Но сейчас мне нужно обрисовать проблему ткани. Эта ткань работает так, что в ней случается то, что должно было случиться, и ничего другого. Или в ней случается то, что уже случилось.

[…]

В социальной жизни с этим надо считаться. Например, если, трансформируя Академию наук, чтобы в ней работали только талантливые ученые, ввели бы сдельную оплату (есть какая-то тарифная сетка, названная именем «изобретателя», – нашелся такой «эдисон»), это был бы типичный случай или произвола, где произвол есть элемент начальственного цирка, элемент начальственного циркового представления, или просто глупости, благонамеренной глупости. Потому что если понимать, как сцепились отношения в науке, то ясно, что мероприятие такого рода приведет к тому, что работой сцепления из институтов Академии как раз будут изгнаны самые талантливые или они будут получать денег меньше других. Это математически однозначно можно предсказать, если предварительно выявить – как сцепилось, что случилось. Вот кусочек, образчик, фацет того способа мышления, в сторону которого, я снова повторяю, толкнул нас Маркс. С тех пор много времени прошло, многое на это наросло, и многое нужно понимать заново. Но то, что он нас толкнул – необратимо, если мы умеем этим пользоваться.

Редуктивные ситуации отличаются еще одним для нас трагическим свойством: они при случайном стечении обстоятельств позволяют внутри желе, мягкого, киселеподобного тела общественной жизни, торжествовать не только тотальному действию, которое злонамеренно может охватывать, не встречая кристаллических преград, все желе целиком. Замысел охватить всё неотъемлем от тотального действия, этого изобретения XX века. Но успех его зависит от того, какова социальная материя. Скажем, в Германии она оказалась такой, что замысел прошел (как у тирана, у тотальной власти один только замысел и способ). Я хочу указать на одно дополнительное свойство.
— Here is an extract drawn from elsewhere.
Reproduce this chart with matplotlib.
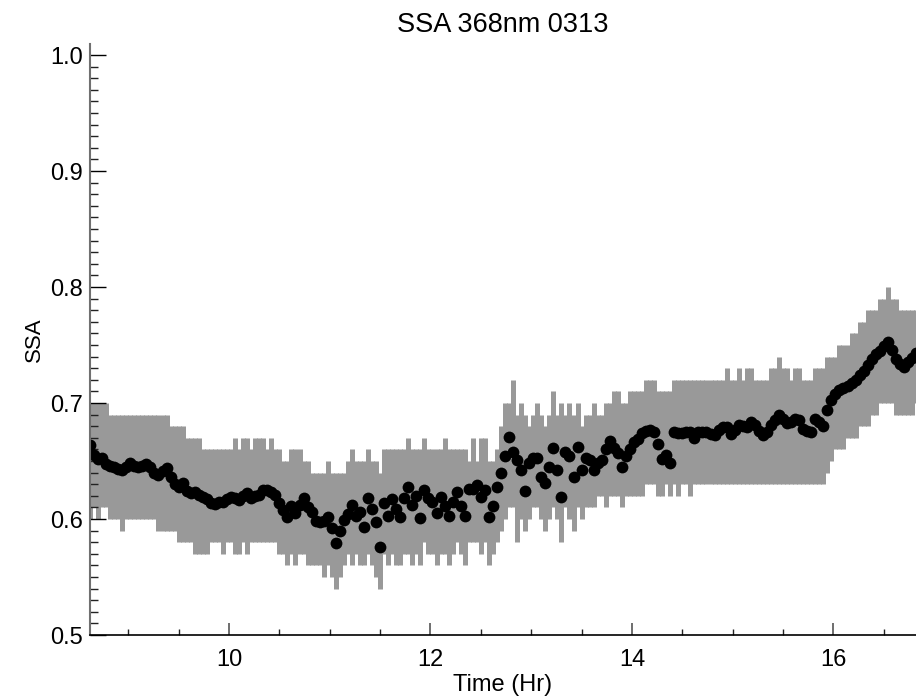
import numpy as np
import matplotlib
matplotlib.use('Agg')
import matplotlib.pyplot as plt
from matplotlib.ticker import MultipleLocator

plt.rcParams['font.family'] = ['Liberation Sans', 'DejaVu Sans']

# time of day (hours)
time_hr = [
    8.62, 8.66, 8.70, 8.74, 8.78, 8.82, 8.86, 8.90, 8.94, 8.98,
    9.02, 9.06, 9.10, 9.14, 9.18, 9.22, 9.26, 9.30, 9.34, 9.38,
    9.42, 9.46, 9.50, 9.54, 9.58, 9.62, 9.66, 9.70, 9.74, 9.78,
    9.82, 9.86, 9.90, 9.94, 9.98, 10.02, 10.06, 10.10, 10.14, 10.18,
    10.22, 10.26, 10.30, 10.34, 10.38, 10.42, 10.46, 10.50, 10.54, 10.58,
    10.62, 10.66, 10.70, 10.74, 10.78, 10.82, 10.86, 10.90, 10.94, 10.98,
    11.02, 11.06, 11.10, 11.14, 11.18, 11.22, 11.26, 11.30, 11.34, 11.38,
    11.42, 11.46, 11.50, 11.54, 11.58, 11.62, 11.66, 11.70, 11.74, 11.78,
    11.82, 11.86, 11.90, 11.94, 11.98, 12.02, 12.06, 12.10, 12.14, 12.18,
    12.22, 12.26, 12.30, 12.34, 12.38, 12.42, 12.46, 12.50, 12.54, 12.58,
    12.62, 12.66, 12.70, 12.74, 12.78, 12.82, 12.86, 12.90, 12.94, 12.98,
    13.02, 13.06, 13.10, 13.14, 13.18, 13.22, 13.26, 13.30, 13.34, 13.38,
    13.42, 13.46, 13.50, 13.54, 13.58, 13.62, 13.66, 13.70, 13.74, 13.78,
    13.82, 13.86, 13.90, 13.94, 13.98, 14.02, 14.06, 14.10, 14.14, 14.18,
    14.22, 14.26, 14.30, 14.34, 14.38, 14.42, 14.46, 14.50, 14.54, 14.58,
    14.62, 14.66, 14.70, 14.74, 14.78, 14.82, 14.86, 14.90, 14.94, 14.98,
    15.02, 15.06, 15.10, 15.14, 15.18, 15.22, 15.26, 15.30, 15.34, 15.38,
    15.42, 15.46, 15.50, 15.54, 15.58, 15.62, 15.66, 15.70, 15.74, 15.78,
    15.82, 15.86, 15.90, 15.94, 15.98, 16.02, 16.06, 16.10, 16.14, 16.18,
    16.22, 16.26, 16.30, 16.34, 16.38, 16.42, 16.46, 16.50, 16.54, 16.58,
    16.62, 16.66, 16.70, 16.74, 16.78, 16.82,
]

# single scattering albedo at 368nm
ssa = [
    0.664, 0.655, 0.652, 0.653, 0.647, 0.646, 0.645, 0.643, 0.642, 0.645,
    0.648, 0.646, 0.645, 0.646, 0.647, 0.645, 0.640, 0.638, 0.641, 0.644,
    0.636, 0.630, 0.628, 0.631, 0.624, 0.622, 0.623, 0.621, 0.619, 0.617,
    0.614, 0.613, 0.615, 0.615, 0.617, 0.619, 0.618, 0.616, 0.620, 0.622,
    0.618, 0.620, 0.621, 0.625, 0.625, 0.623, 0.621, 0.614, 0.608, 0.602,
    0.611, 0.605, 0.612, 0.618, 0.610, 0.606, 0.598, 0.597, 0.598, 0.602,
    0.592, 0.579, 0.590, 0.599, 0.604, 0.612, 0.603, 0.606, 0.593, 0.618,
    0.609, 0.597, 0.576, 0.614, 0.603, 0.617, 0.609, 0.602, 0.618, 0.628,
    0.612, 0.620, 0.601, 0.625, 0.618, 0.615, 0.605, 0.619, 0.611, 0.603,
    0.615, 0.623, 0.611, 0.603, 0.626, 0.626, 0.629, 0.619, 0.625, 0.602,
    0.611, 0.628, 0.640, 0.654, 0.671, 0.658, 0.651, 0.642, 0.624, 0.648,
    0.653, 0.653, 0.636, 0.631, 0.645, 0.661, 0.642, 0.619, 0.658, 0.654,
    0.636, 0.662, 0.642, 0.653, 0.651, 0.642, 0.648, 0.651, 0.660, 0.667,
    0.661, 0.657, 0.645, 0.654, 0.660, 0.666, 0.669, 0.674, 0.676, 0.677,
    0.675, 0.665, 0.652, 0.655, 0.648, 0.675, 0.674, 0.674, 0.675, 0.675,
    0.670, 0.675, 0.675, 0.675, 0.673, 0.672, 0.677, 0.679, 0.679, 0.673,
    0.677, 0.681, 0.680, 0.679, 0.684, 0.681, 0.676, 0.672, 0.675, 0.681,
    0.685, 0.690, 0.686, 0.683, 0.684, 0.686, 0.685, 0.678, 0.676, 0.675,
    0.686, 0.684, 0.680, 0.694, 0.703, 0.708, 0.711, 0.713, 0.715, 0.717,
    0.720, 0.724, 0.728, 0.733, 0.738, 0.742, 0.745, 0.749, 0.753, 0.746,
    0.738, 0.734, 0.731, 0.735, 0.739, 0.743,
]

# upper end of the uncertainty bar
ssa_hi = [
    0.70, 0.70, 0.70, 0.70, 0.70, 0.69, 0.69, 0.69, 0.69, 0.69,
    0.69, 0.69, 0.69, 0.69, 0.69, 0.69, 0.69, 0.69, 0.69, 0.69,
    0.68, 0.68, 0.68, 0.68, 0.67, 0.67, 0.67, 0.67, 0.66, 0.66,
    0.66, 0.66, 0.66, 0.66, 0.66, 0.66, 0.67, 0.66, 0.67, 0.67,
    0.66, 0.67, 0.67, 0.67, 0.66, 0.67, 0.66, 0.66, 0.65, 0.65,
    0.66, 0.66, 0.66, 0.65, 0.65, 0.64, 0.64, 0.64, 0.64, 0.65,
    0.64, 0.64, 0.64, 0.64, 0.65, 0.66, 0.65, 0.65, 0.65, 0.66,
    0.65, 0.65, 0.64, 0.66, 0.66, 0.66, 0.66, 0.66, 0.66, 0.67,
    0.66, 0.66, 0.66, 0.67, 0.66, 0.66, 0.66, 0.66, 0.67, 0.66,
    0.66, 0.66, 0.66, 0.66, 0.65, 0.67, 0.65, 0.67, 0.67, 0.65,
    0.65, 0.66, 0.68, 0.70, 0.70, 0.72, 0.69, 0.70, 0.69, 0.68,
    0.69, 0.70, 0.69, 0.68, 0.69, 0.71, 0.69, 0.70, 0.69, 0.70,
    0.69, 0.70, 0.68, 0.69, 0.69, 0.70, 0.69, 0.69, 0.70, 0.70,
    0.71, 0.71, 0.70, 0.70, 0.71, 0.71, 0.71, 0.71, 0.72, 0.72,
    0.72, 0.71, 0.71, 0.71, 0.71, 0.72, 0.72, 0.72, 0.72, 0.72,
    0.72, 0.72, 0.72, 0.72, 0.72, 0.72, 0.72, 0.72, 0.73, 0.72,
    0.72, 0.73, 0.72, 0.73, 0.73, 0.72, 0.72, 0.72, 0.72, 0.73,
    0.73, 0.74, 0.73, 0.73, 0.72, 0.73, 0.73, 0.72, 0.72, 0.72,
    0.73, 0.73, 0.73, 0.74, 0.74, 0.74, 0.75, 0.75, 0.75, 0.76,
    0.76, 0.77, 0.77, 0.78, 0.78, 0.78, 0.79, 0.79, 0.80, 0.79,
    0.79, 0.78, 0.78, 0.78, 0.78, 0.78,
]

# lower end of the uncertainty bar
ssa_lo = [
    0.60, 0.61, 0.60, 0.61, 0.61, 0.60, 0.60, 0.60, 0.59, 0.60,
    0.60, 0.60, 0.60, 0.60, 0.60, 0.60, 0.60, 0.59, 0.59, 0.59,
    0.59, 0.59, 0.58, 0.58, 0.58, 0.58, 0.57, 0.57, 0.57, 0.57,
    0.58, 0.58, 0.58, 0.57, 0.58, 0.58, 0.57, 0.57, 0.58, 0.57,
    0.58, 0.58, 0.58, 0.58, 0.58, 0.58, 0.58, 0.57, 0.57, 0.56,
    0.57, 0.56, 0.57, 0.57, 0.56, 0.56, 0.56, 0.56, 0.55, 0.56,
    0.55, 0.54, 0.55, 0.56, 0.57, 0.56, 0.57, 0.56, 0.56, 0.57,
    0.56, 0.55, 0.54, 0.57, 0.56, 0.57, 0.56, 0.56, 0.57, 0.57,
    0.56, 0.57, 0.56, 0.58, 0.57, 0.57, 0.56, 0.57, 0.57, 0.56,
    0.57, 0.58, 0.57, 0.56, 0.58, 0.58, 0.58, 0.57, 0.58, 0.56,
    0.57, 0.58, 0.59, 0.60, 0.61, 0.61, 0.58, 0.60, 0.59, 0.60,
    0.61, 0.61, 0.60, 0.59, 0.60, 0.61, 0.60, 0.58, 0.61, 0.60,
    0.59, 0.61, 0.60, 0.61, 0.61, 0.61, 0.62, 0.62, 0.61, 0.62,
    0.62, 0.62, 0.61, 0.62, 0.62, 0.62, 0.62, 0.62, 0.63, 0.63,
    0.63, 0.62, 0.62, 0.63, 0.62, 0.63, 0.62, 0.63, 0.63, 0.62,
    0.63, 0.63, 0.63, 0.63, 0.63, 0.63, 0.63, 0.63, 0.63, 0.63,
    0.63, 0.63, 0.63, 0.63, 0.63, 0.63, 0.63, 0.63, 0.63, 0.63,
    0.63, 0.63, 0.63, 0.63, 0.63, 0.63, 0.63, 0.63, 0.63, 0.63,
    0.63, 0.63, 0.63, 0.64, 0.65, 0.66, 0.66, 0.66, 0.67, 0.67,
    0.67, 0.68, 0.68, 0.68, 0.69, 0.69, 0.70, 0.70, 0.70, 0.70,
    0.69, 0.69, 0.69, 0.69, 0.69, 0.70,
]


def plot_ssa(t, y, lo, hi):
    fig = plt.figure(figsize=(9.16, 6.99), dpi=100)
    ax = fig.add_axes([90 / 916, 1 - 635 / 699, 826 / 916, 591 / 699])

    # error bars first, dots on top
    ax.vlines(t, lo, hi, colors='#999999', linewidth=3.6, zorder=1)
    ax.plot(t, y, 'o', color='black', markersize=8.5, markeredgewidth=0, zorder=2)

    ax.set_xlim(8.62, 16.82)
    ax.set_ylim(0.5, 1.0095)

    ax.xaxis.set_major_locator(MultipleLocator(2))
    ax.xaxis.set_minor_locator(MultipleLocator(0.5))
    ax.yaxis.set_major_locator(MultipleLocator(0.1))
    ax.yaxis.set_minor_locator(MultipleLocator(0.01))
    ax.yaxis.set_major_formatter(plt.FormatStrFormatter('%.1f'))

    ax.tick_params(axis='x', which='major', direction='in', length=8.6, width=1.2,
                   color='#555555', labelsize=17, pad=10)
    ax.tick_params(axis='x', which='minor', direction='in', length=4.3, width=1.0, color='#222222')
    ax.tick_params(axis='y', which='major', direction='in', length=11.5, width=1.0,
                   color='black', labelsize=17, pad=5)
    ax.tick_params(axis='y', which='minor', direction='in', length=5.8, width=1.0, color='#222222')

    ax.spines['top'].set_visible(False)
    ax.spines['right'].set_visible(False)
    ax.spines['left'].set_color('#707070')
    ax.spines['left'].set_linewidth(1.5)
    ax.spines['bottom'].set_color('black')
    ax.spines['bottom'].set_linewidth(1.2)

    ax.set_title('SSA 368nm 0313', fontsize=19.5, pad=9)
    ax.set_xlabel('Time (Hr)', fontsize=17, labelpad=2)
    ax.set_ylabel('SSA', fontsize=16, labelpad=4)

    fig.savefig('out.png', dpi=100)


def main():
    assert len(time_hr) == len(ssa) == len(ssa_hi) == len(ssa_lo)
    plot_ssa(time_hr, ssa, ssa_lo, ssa_hi)


if __name__ == '__main__':
    main()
Успех этого не может быть рассмотрен как такой успех, который основан на применении понимания к социальной жизни, в том смысле, что такой тиран, как, скажем, Гитлер, понял законы исторического развития, понял реальность, культурно-историческую ткань общества и на основании этого понимания определенным образом организовал действие, и оно имело успех. Здесь есть как раз обратная зависимость. Чем меньше понимают и чем меньше знают, тем успешнее действие. В случаях желе вообще даже понимать и знать нечего – через желе все пройдет. И такие вот выкрутасы творит с нами история. Поэтому мы должны очень осторожно обращаться с понятием исторического действия, основанного на знании социально-исторических закономерностей. Например, в русской мысли вообще нет традиции знания общественной социальной ткани. Мало кто двинулся в этом направлении; какие-то слабые попытки были в первом десятилетии нашего века. Но исторические деяния в России возможны, и часто они тем успешней, чем меньше считаются с реальной тканью общественной жизни (успешней, если само действие брать на его собственных основаниях, на основаниях тех целей, которые оно само перед собой ставит, и не прилагать к этому наших предданных требований, моральных оценок и так далее).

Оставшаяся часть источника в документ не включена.